The films opening scene is a long one by current movie standards: Rooster Cogburn testifies in a trial against a ruthless outlaw, one in a long line of lawless men, and the defense team attacks Cogburn as a trigger-happy (somewhere between 15 and 30 killed) short-tempered throw back to an era of Western law thats day has come and gone. " These here is modern times". It's rare to see an extended scene played out like this, simply, with pages and pages of dialogue, but it sets the tone for the film. By the time Cogburn is finished testifying, you know what the man is about, and have an idea of how others perceive him as well.

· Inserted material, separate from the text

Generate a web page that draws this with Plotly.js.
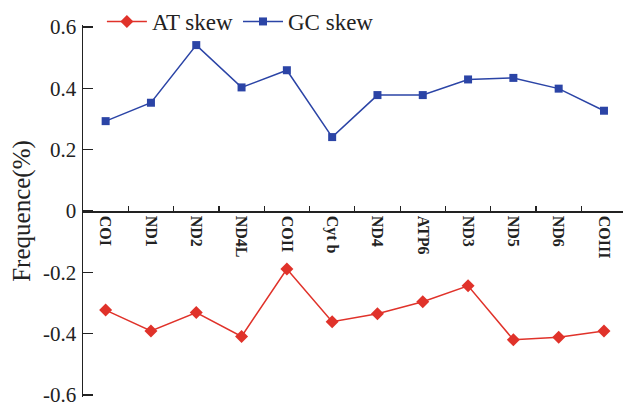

Young Hailee Steinfeld as Mattie Ross is terrific. At first I found her precocious nature off-putting, but as the film settles in,  and the hightened non-contracted dialogue flows, I finally relaxed into a different era and was completely transported.  The precociousness in fact is emblematic of the times as opposed to Hollywood inserting mature adult words into the mouths of babes for comic effect (I only have to recall that my Grandmother married at 15 and had her first child a year later).  Steinfeld is a real find. Her Mattie is tenacious, hard-headed and determined; a true match for her older alter ego Rooster Cogburn.  Her feature film debut here is auspicious, and one hopes that future career choices will go in the right direction.


Jeff Bridges' Rooster Cogburn is a humorous, sad, pathetic man.  Essentially a hired killer, he carries the burden of every rabid criminal he's every put down just below the surface of his blase' que sera sera facade (wow Spanish and French in the same sentence). Bridges speaks in a mush mouthed drawl as if he's got a half pound of Skoal in his cheek, but if you can't understand what he's saying at times, his weathered face and doleful droopy eyes convey more than words.


Matt Damon as LaBeouf is priceless. Puffed up with an ego the size of the state of Texas, he deflates with the slightest pin prick only to puff up once more before his balloon is inevitably burst again. I think of Damon's character Mark Whitacre in The Informant! so unlikable: wormy, self-loathing, and brainless. I couldn't stand the film.  The performance was irritating, though the character was fully realized. Damon's Labeouf has many of the same qualities.  But here he's loose and relaxed,  pompous and irritating; it's completely endearing and relatable. Everything the previous role was not. Away from the Clooney/ Soderbergh School of Snark as seen in the "Ocean's 11-13" films and The Informant! Damon soars and scores. He's graduated to the Coen's Finishing School For Actors and the Stetson suits him


Joel and Ethan Coen's screenplay, based on the book by Charles Portis, is a beautiful thing. Verbose and formal in all the right ways, darkly funny and compassionate, the writing falls on the ears like music. You remember the tune, but the long-forgotten lyrics seem fresh and exciting and not quite how you remember.


True Grit is also violent, and bleak sometimes.  Like the Old West probably was, I don't know, I wasn't there. The film feels authentic and the performances, heartfelt. Unlike the Coen Brother's "No Country For Old Men" where evil is seen as an unrelenting, incurable disease, there's a welcome balancing of the scales of Good and Evil.  The Coen Calvrey has come to the rescue and made a True Grit that may one day exceed the fond memories of the 1968 "classic". No need to roll over Duke.